Tuesday, April 3rd, 2007

Nathan’s asleep, having had a few wonderful days of being held, hugged and taken for walks in my parents’ backyard by (among other good folk) my parents. That’s one good thing about visiting Washington, but it’s something our readers on the interwebs (my brothers excepted) can’t really share, especially since we don’t have video footage, just supercute pictures– we wouldn’t really want to bring you footage involving Nathan’s new word this week anyway, since the word is “poopy.” He uses this word appropriately, but also applies it to my mom’s cat, named “pooky.”

Something else good about Washington which almost any of you could conceivably share: Bridge Street Books, where Rod Smith and others stock one of the country’s best selections of post-New American/ post-Williams/ “post-avant” poetry. If you can shop here regularly and shop at the revamped Grolier, you’re in good shape. And after a bit of a drought, I’ve found a few way-promising new poets, in part thanks to shopping with help from Rod.

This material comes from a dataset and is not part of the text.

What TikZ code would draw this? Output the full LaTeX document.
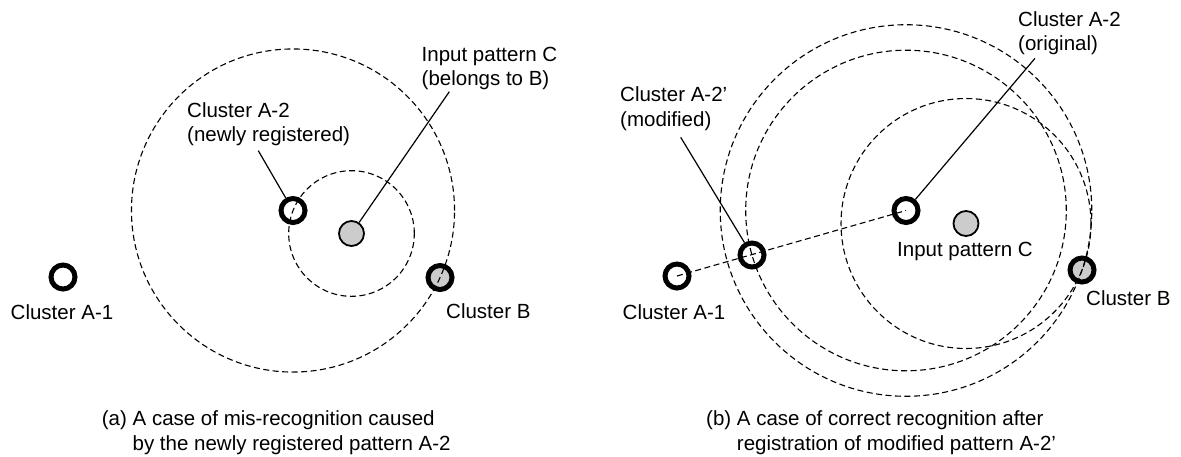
\documentclass[tikz,border=0pt]{standalone}
\usepackage{fontspec}
\setmainfont{Liberation Sans}
\usetikzlibrary{calc}
\begin{document}
\begin{tikzpicture}[x=1pt,y=-1pt,
  every node/.style={font=\fontsize{20.5}{24.5}\selectfont},
  ring/.style={circle,draw=black,line width=5pt,fill=white,inner sep=0pt,minimum size=24pt},
  ringgray/.style={ring,fill=black!20},
  inpat/.style={circle,draw=black,line width=1.8pt,fill=black!20,inner sep=0pt,minimum size=25pt},
  dcirc/.style={draw=black,line width=1.1pt,dash pattern=on 6pt off 3.5pt},
  leader/.style={draw=black,line width=1.2pt},
  lbl/.style={inner sep=0pt,align=left,anchor=base west},
  lblc/.style={inner sep=0pt,align=center,anchor=base}]
\useasboundingbox (0,0) rectangle (1181,456);
% ---------- panel (a) ----------
\node[ring] (A1a) at (63,277) {};
\node[ring] (A2a) at (293,210.5) {};
\node[inpat] (Ca) at (351.5,233.5) {};
\node[ringgray] (Ba) at (440,277.5) {};
\draw[dcirc] let \p1=($(Ba)-(A2a)$), \n1={veclen(\x1,\y1)} in (A2a.center) circle[radius=\n1];
\draw[dcirc] let \p1=($(A2a)-(Ca)$), \n1={veclen(\x1,\y1)} in (Ca.center) circle[radius=\n1];
% (base anchor of a two-line node = baseline of its last line)
\node[lblc] (tA1a) at (62,319) {Cluster A-1};
\node[lbl] (tA2a) at (187,141.8) {Cluster A-2\\(newly registered)};
\node[lbl] (tCa) at (421.5,85.5) {Input pattern C\\(belongs to B)};
\node[lbl] (tBa) at (446,318) {Cluster B};
\coordinate (pA2a) at (258.3,150.7);
\coordinate (pCa) at (449.3,91.7);
\draw[leader] (pA2a) -- (A2a);
\draw[leader] (pCa) -- (Ca);
\node[lbl] (capa) at (101.7,450) {(a) A case of mis-recognition caused\\\phantom{(a) }by the newly registered pattern A-2};
% ---------- panel (b) ----------
\node[ring] (A1b) at (677,276) {};
\node[ring] (A2pb) at (752,255) {};
\node[ring] (A2b) at (906,210.5) {};
\node[inpat] (Cb) at (966,223.5) {};
\node[ringgray] (Bb) at (1082,270) {};
\draw[dcirc] (A1b.center) -- (A2b.center);
\draw[dcirc] let \p1=($(Bb)-(A2b)$), \n1={veclen(\x1,\y1)} in (A2b.center) circle[radius=\n1];
\draw[dcirc] let \p1=($(A2pb)-(A2b)$), \n1={veclen(\x1,\y1)} in (A2b.center) circle[radius=\n1];
\draw[dcirc] let \p1=($(Bb)-(Cb)$), \n1={veclen(\x1,\y1)} in (Cb.center) circle[radius=\n1];
\node[lblc] (tA1b) at (674,319) {Cluster A-1};
\node[lbl] (tA2pb) at (620,126.2) {Cluster A-2’\\(modified)};
\node[lbl] (tA2b) at (1018,50.5) {Cluster A-2\\(original)};
\node[lbl] (tCb) at (897,256.5) {Input pattern C};
\node[lbl] (tBb) at (1086,305) {Cluster B};
\coordinate (pA2pb) at (680.7,137.3);
\coordinate (pA2b) at (1035,58.3);
\draw[leader] (pA2pb) -- (A2pb);
\draw[leader] (pA2b) -- (A2b);
\node[lbl] (capb) at (706,450) {(b) A case of correct recognition after\\\phantom{(b) }registration of modified pattern A-2’};
\end{tikzpicture}
\end{document}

I’ll be rereading with pleasure– having just discovered this week– the new one from Elizabeth Treadwell, RIYL Lorine Niedecker; the PSA prizewinner chapbook from Maureen Thorson, about high school aged kids in a Navy town; and the apparently long-delayed, but well worth the wait, first book (prose poems) from Geoff Bouvier. Two out of three of whom have their own blogs. O brave new Interwebs! As with all truly new-to-me poets, I don’t know how much I’ll like these books in a few weeks, but initial impressions are: there’s something good here.

Self-promo: I’m reading at the Black Dog in downtown St Paul at 7pm this Tuesday April 10, with Kathleen Heidelman and Bryan Thao Worra, also a blogger (new to me, worth checking out). It’s likely my second-to-last reading as a Minnesota poet, a status I am reluctant to relinquish. I like being a Minnesota poet. But all good things etc.

Oh, and: props to Pat. We loved the 2005 Final Four and will surely go to another one, but this year I’m almost glad we had to stay away.

UPDATE: Rod has a blog himself. Thanks, Jordan!